2026 documentary film

Birds of War is a 2026 documentary film directed and written by Janay Boulos and Abd Alkader Habak, and produced by Sonja Henrici, Boulos, and Habak. It premiered in the World Cinema Documentary Competition at the 2026 Sundance Film Festival, where it won the Special Jury Award for Journalistic Impact.

== Premise ==
The film follows the love story of Boulos, a London-based Lebanese journalist and Habak, a Syrian activist and cameraman, who met in 2016, when she was a BBC journalist seeking footage and he was a freelance cameraman in Aleppo during the Syrian civil war. The film is composed of 13 years of their personal archives spanning revolutions, war, and exile.

== Festival Release ==
Birds of War premiered at the World Cinema Documentary Competition at the 2026 Sundance Film Festival. In December 2025, Dogwoof acquired the sales rights for Birds of War.

In March 2026, it had its European premiere in the International Competition at the Thessaloniki International Documentary Festival.

The documentary was the closing film for the Berlin Human Rights Film Festival, participated in the Wide Angle competition at Visions du Réel in Nyon, Switzerland, and had its Canadian premiere at the Hot Docs Canadian International Documentary Festival in the World Showcase category. It also screened in San Luis Obispo International Film Festival, Fort Myers Film Festival, DOCLANDS Documentary Film Festival and Seattle International Film Festival in the USA.

In June, 2026, the film had its UK Premiere at Sheffield DocFest where it received a Special Mention in the Tim Hetherington Award.

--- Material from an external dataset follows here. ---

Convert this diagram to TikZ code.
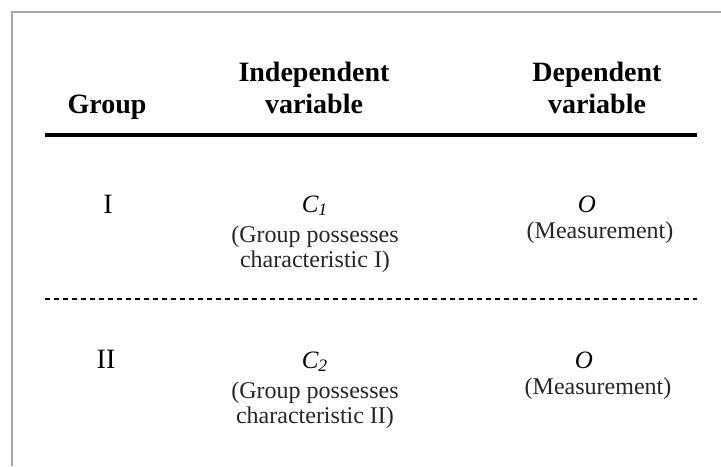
\documentclass[tikz,border=0pt]{standalone}
\usepackage{fontspec}
\setmainfont{Liberation Serif}
\usetikzlibrary{positioning}

\begin{document}
\begin{tikzpicture}[
    x=0.5pt, y=-0.5pt,
    node distance=4.5pt,
    head/.style={align=center, font=\fontsize{14}{16}\selectfont\bfseries, inner sep=0pt},
    grp/.style={font=\fontsize{14}{16}\selectfont, inner sep=0pt, anchor=base},
    sym/.style={font=\fontsize{12.5}{14}\selectfont\itshape, inner sep=0pt, anchor=base},
    desc/.style={align=center, font=\fontsize{12}{12.5}\selectfont, inner sep=0pt, text=black!85},
    toprule/.style={line width=2pt},
    midrule/.style={line width=1pt, dash pattern=on 2.5pt off 2pt},
    frame/.style={line width=1.2pt, draw=black!35}
]
    \useasboundingbox (0,0) rectangle (721,466);

    % frame (cut off at right and bottom)
    \coordinate (fbl) at (12,466);
    \coordinate (ftl) at (12,12);
    \coordinate (ftr) at (721,12);
    \draw[frame] (fbl) -- (ftl) -- (ftr);

    % header
    \node[head, anchor=base] (hgroup) at (107,113) {Group};
    \node[head, anchor=base] (hind) at (314,113) {Independent\\variable};
    \node[head, anchor=base] (hdep) at (597,113) {Dependent\\variable};

    \coordinate (rule1l) at (45,135);
    \coordinate (rule1r) at (697,135);
    \draw[toprule] (rule1l) -- (rule1r);

    % group I
    \node[grp] (g1) at (108,213) {I};
    \node[sym] (c1) at (315,212) {C\textsubscript{1}};
    \node[desc, below=of c1] (c1d) {(Group possesses\\characteristic I)};
    \node[sym] (o1) at (587,212) {O};
    \node[desc, below=of o1, xshift=6.5pt] (o1d) {(Measurement)};

    \coordinate (rule2l) at (45,299);
    \coordinate (rule2r) at (697,299);
    \draw[midrule] (rule2l) -- (rule2r);

    % group II
    \node[grp] (g2) at (106,368) {II};
    \node[sym] (c2) at (315,368) {C\textsubscript{2}};
    \node[desc, below=of c2] (c2d) {(Group possesses\\characteristic II)};
    \node[sym] (o2) at (584,368) {O};
    \node[desc, below=of o2, xshift=7pt] (o2d) {(Measurement)};
\end{tikzpicture}
\end{document}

Additional festivals include Amman International Film Festival (Arab Premiere) Busan International Film Festival (Asian Premiere) and Vancouver International Film Festival.

== Theatrical Release ==
The UK theatrical release for Birds of War, led by Dogwoof, took place in July where the film was released in major cinemas across the UK and Ireland including a Premier at the Curzon in Soho.

Birds of War will be released in US theatres via 8 Above Films .

== Awards ==
Birds of War won the Special Jury Award for Journalistic Impact at the 2026 Sundance Film Festival where it has its World premiere.

Following its European premiere at the 2026 Thessaloniki International Documentary Film Festival, Birds of War won four awards: the Silver Alexander in the International Competition, the FIPRESCI Award for Best Feature Documentary, the Human Rights in Motion Award by the Parliamentary Assembly of the Council of Europe (PACE) and the Women in Film and TV (WIFT GR) Award for a Female Contribution Behind or in Front of the Camera.

The Audience Award at 57th edition of Visions du Réel also went to Birds of War by Janay Boulos and Abd Alkader Habak which was part of the Wide Angle competition.

In June, 2026, the film had its UK Premiere at Sheffield DocFest where it received a Special Mention in the Tim Hetherington Award.